Dataset extract ::
+-------+

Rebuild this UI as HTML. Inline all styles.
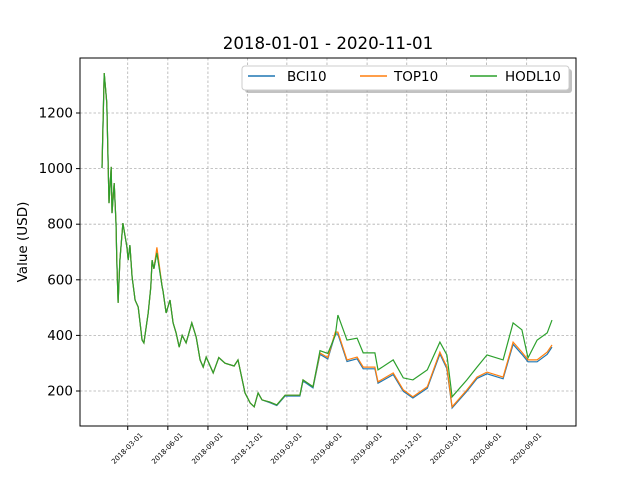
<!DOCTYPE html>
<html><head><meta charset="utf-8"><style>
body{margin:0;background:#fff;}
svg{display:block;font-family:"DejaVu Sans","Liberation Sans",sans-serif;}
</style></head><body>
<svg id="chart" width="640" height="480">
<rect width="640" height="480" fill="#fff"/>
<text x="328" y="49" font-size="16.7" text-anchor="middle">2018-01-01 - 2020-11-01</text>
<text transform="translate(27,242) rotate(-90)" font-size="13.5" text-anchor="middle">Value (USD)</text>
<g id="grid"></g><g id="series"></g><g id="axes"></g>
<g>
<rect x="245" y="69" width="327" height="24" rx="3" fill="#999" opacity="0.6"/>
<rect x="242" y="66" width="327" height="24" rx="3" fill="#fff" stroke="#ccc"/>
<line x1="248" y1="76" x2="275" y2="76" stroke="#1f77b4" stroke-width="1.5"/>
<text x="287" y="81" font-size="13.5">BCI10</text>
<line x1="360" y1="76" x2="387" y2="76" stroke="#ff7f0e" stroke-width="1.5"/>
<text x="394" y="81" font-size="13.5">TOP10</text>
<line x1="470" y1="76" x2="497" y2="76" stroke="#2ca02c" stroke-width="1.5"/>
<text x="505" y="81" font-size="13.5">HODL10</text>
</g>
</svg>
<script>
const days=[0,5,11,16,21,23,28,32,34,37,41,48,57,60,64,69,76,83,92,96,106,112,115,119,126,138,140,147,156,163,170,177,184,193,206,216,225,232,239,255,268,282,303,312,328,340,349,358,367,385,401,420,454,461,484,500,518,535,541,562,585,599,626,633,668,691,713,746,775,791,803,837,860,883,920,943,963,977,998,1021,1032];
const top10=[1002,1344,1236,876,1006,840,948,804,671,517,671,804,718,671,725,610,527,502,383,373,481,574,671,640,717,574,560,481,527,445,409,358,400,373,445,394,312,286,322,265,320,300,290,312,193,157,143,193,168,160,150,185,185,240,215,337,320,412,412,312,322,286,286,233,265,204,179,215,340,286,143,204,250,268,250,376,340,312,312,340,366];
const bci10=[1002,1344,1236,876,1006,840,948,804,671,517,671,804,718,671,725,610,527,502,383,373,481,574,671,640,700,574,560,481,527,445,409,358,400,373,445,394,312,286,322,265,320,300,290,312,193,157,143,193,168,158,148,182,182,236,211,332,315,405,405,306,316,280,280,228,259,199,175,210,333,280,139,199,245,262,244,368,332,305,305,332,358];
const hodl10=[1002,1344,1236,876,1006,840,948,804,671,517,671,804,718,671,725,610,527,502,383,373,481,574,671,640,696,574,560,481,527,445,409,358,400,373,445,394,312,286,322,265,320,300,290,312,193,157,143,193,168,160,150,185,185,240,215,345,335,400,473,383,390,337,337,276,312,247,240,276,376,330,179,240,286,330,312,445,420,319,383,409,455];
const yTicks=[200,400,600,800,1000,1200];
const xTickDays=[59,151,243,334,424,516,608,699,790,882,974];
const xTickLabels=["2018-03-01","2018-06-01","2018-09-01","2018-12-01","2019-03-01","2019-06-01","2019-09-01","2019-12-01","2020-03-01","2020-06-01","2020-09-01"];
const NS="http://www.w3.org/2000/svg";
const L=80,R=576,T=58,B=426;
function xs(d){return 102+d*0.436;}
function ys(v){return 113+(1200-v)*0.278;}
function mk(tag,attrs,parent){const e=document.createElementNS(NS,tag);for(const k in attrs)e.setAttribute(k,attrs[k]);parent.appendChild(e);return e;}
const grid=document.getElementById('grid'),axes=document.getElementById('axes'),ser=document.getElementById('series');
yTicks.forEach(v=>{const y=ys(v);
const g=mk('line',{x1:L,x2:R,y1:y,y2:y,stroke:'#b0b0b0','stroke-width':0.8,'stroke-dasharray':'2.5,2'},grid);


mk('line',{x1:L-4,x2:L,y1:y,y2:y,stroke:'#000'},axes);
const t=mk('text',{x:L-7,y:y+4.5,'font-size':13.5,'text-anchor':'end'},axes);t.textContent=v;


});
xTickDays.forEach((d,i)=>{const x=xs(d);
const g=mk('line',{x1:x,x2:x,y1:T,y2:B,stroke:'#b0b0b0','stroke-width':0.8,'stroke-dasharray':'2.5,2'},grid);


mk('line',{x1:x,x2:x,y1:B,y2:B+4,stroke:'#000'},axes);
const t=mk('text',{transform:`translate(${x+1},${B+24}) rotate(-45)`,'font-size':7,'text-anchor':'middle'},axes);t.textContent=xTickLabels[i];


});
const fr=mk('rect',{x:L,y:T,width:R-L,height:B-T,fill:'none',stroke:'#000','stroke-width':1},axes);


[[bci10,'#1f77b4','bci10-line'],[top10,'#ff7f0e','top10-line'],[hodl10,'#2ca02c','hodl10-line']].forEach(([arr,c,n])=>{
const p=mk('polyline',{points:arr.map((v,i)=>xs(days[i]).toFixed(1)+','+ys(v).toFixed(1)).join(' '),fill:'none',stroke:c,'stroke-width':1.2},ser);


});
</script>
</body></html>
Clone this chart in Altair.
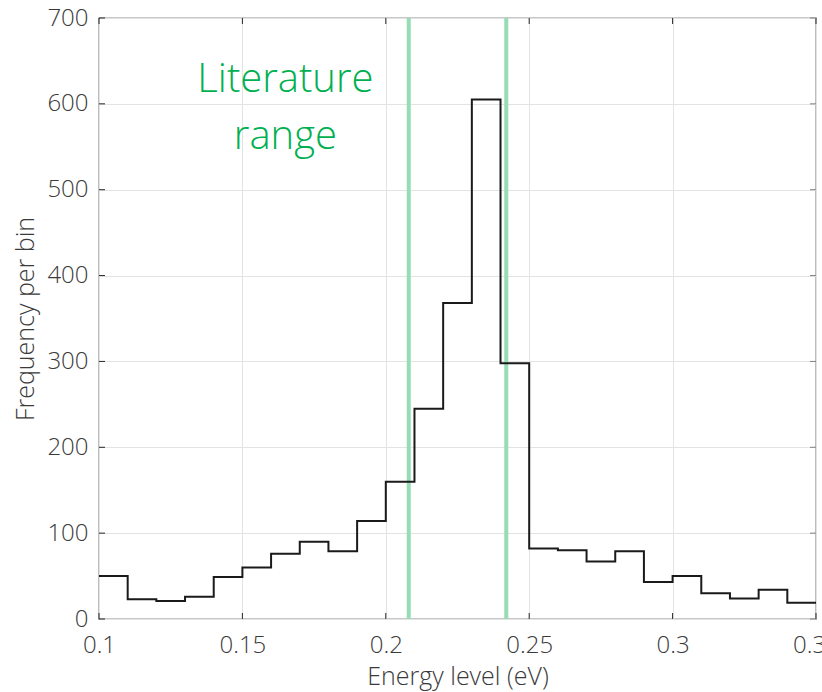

+-------+

Instruction ::
Can you repeat every record above exactly, apart from the pictures?

Solution to this task ::
Rebuild this UI as HTML. Inline all styles.
<!DOCTYPE html>
<html><head><meta charset="utf-8"><style>
body{margin:0;background:#fff;}
svg{display:block;font-family:"DejaVu Sans","Liberation Sans",sans-serif;}
</style></head><body>
<svg id="chart" width="640" height="480">
<rect width="640" height="480" fill="#fff"/>
<text x="328" y="49" font-size="16.7" text-anchor="middle">2018-01-01 - 2020-11-01</text>
<text transform="translate(27,242) rotate(-90)" font-size="13.5" text-anchor="middle">Value (USD)</text>
<g id="grid"></g><g id="series"></g><g id="axes"></g>
<g>
<rect x="245" y="69" width="327" height="24" rx="3" fill="#999" opacity="0.6"/>
<rect x="242" y="66" width="327" height="24" rx="3" fill="#fff" stroke="#ccc"/>
<line x1="248" y1="76" x2="275" y2="76" stroke="#1f77b4" stroke-width="1.5"/>
<text x="287" y="81" font-size="13.5">BCI10</text>
<line x1="360" y1="76" x2="387" y2="76" stroke="#ff7f0e" stroke-width="1.5"/>
<text x="394" y="81" font-size="13.5">TOP10</text>
<line x1="470" y1="76" x2="497" y2="76" stroke="#2ca02c" stroke-width="1.5"/>
<text x="505" y="81" font-size="13.5">HODL10</text>
</g>
</svg>
<script>
const days=[0,5,11,16,21,23,28,32,34,37,41,48,57,60,64,69,76,83,92,96,106,112,115,119,126,138,140,147,156,163,170,177,184,193,206,216,225,232,239,255,268,282,303,312,328,340,349,358,367,385,401,420,454,461,484,500,518,535,541,562,585,599,626,633,668,691,713,746,775,791,803,837,860,883,920,943,963,977,998,1021,1032];
const top10=[1002,1344,1236,876,1006,840,948,804,671,517,671,804,718,671,725,610,527,502,383,373,481,574,671,640,717,574,560,481,527,445,409,358,400,373,445,394,312,286,322,265,320,300,290,312,193,157,143,193,168,160,150,185,185,240,215,337,320,412,412,312,322,286,286,233,265,204,179,215,340,286,143,204,250,268,250,376,340,312,312,340,366];
const bci10=[1002,1344,1236,876,1006,840,948,804,671,517,671,804,718,671,725,610,527,502,383,373,481,574,671,640,700,574,560,481,527,445,409,358,400,373,445,394,312,286,322,265,320,300,290,312,193,157,143,193,168,158,148,182,182,236,211,332,315,405,405,306,316,280,280,228,259,199,175,210,333,280,139,199,245,262,244,368,332,305,305,332,358];
const hodl10=[1002,1344,1236,876,1006,840,948,804,671,517,671,804,718,671,725,610,527,502,383,373,481,574,671,640,696,574,560,481,527,445,409,358,400,373,445,394,312,286,322,265,320,300,290,312,193,157,143,193,168,160,150,185,185,240,215,345,335,400,473,383,390,337,337,276,312,247,240,276,376,330,179,240,286,330,312,445,420,319,383,409,455];
const yTicks=[200,400,600,800,1000,1200];
const xTickDays=[59,151,243,334,424,516,608,699,790,882,974];
const xTickLabels=["2018-03-01","2018-06-01","2018-09-01","2018-12-01","2019-03-01","2019-06-01","2019-09-01","2019-12-01","2020-03-01","2020-06-01","2020-09-01"];
const NS="http://www.w3.org/2000/svg";
const L=80,R=576,T=58,B=426;
function xs(d){return 102+d*0.436;}
function ys(v){return 113+(1200-v)*0.278;}
function mk(tag,attrs,parent){const e=document.createElementNS(NS,tag);for(const k in attrs)e.setAttribute(k,attrs[k]);parent.appendChild(e);return e;}
const grid=document.getElementById('grid'),axes=document.getElementById('axes'),ser=document.getElementById('series');
yTicks.forEach(v=>{const y=ys(v);
const g=mk('line',{x1:L,x2:R,y1:y,y2:y,stroke:'#b0b0b0','stroke-width':0.8,'stroke-dasharray':'2.5,2'},grid);


mk('line',{x1:L-4,x2:L,y1:y,y2:y,stroke:'#000'},axes);
const t=mk('text',{x:L-7,y:y+4.5,'font-size':13.5,'text-anchor':'end'},axes);t.textContent=v;


});
xTickDays.forEach((d,i)=>{const x=xs(d);
const g=mk('line',{x1:x,x2:x,y1:T,y2:B,stroke:'#b0b0b0','stroke-width':0.8,'stroke-dasharray':'2.5,2'},grid);


mk('line',{x1:x,x2:x,y1:B,y2:B+4,stroke:'#000'},axes);
const t=mk('text',{transform:`translate(${x+1},${B+24}) rotate(-45)`,'font-size':7,'text-anchor':'middle'},axes);t.textContent=xTickLabels[i];


});
const fr=mk('rect',{x:L,y:T,width:R-L,height:B-T,fill:'none',stroke:'#000','stroke-width':1},axes);


[[bci10,'#1f77b4','bci10-line'],[top10,'#ff7f0e','top10-line'],[hodl10,'#2ca02c','hodl10-line']].forEach(([arr,c,n])=>{
const p=mk('polyline',{points:arr.map((v,i)=>xs(days[i]).toFixed(1)+','+ys(v).toFixed(1)).join(' '),fill:'none',stroke:c,'stroke-width':1.2},ser);


});
</script>
</body></html>
Clone this chart in Altair.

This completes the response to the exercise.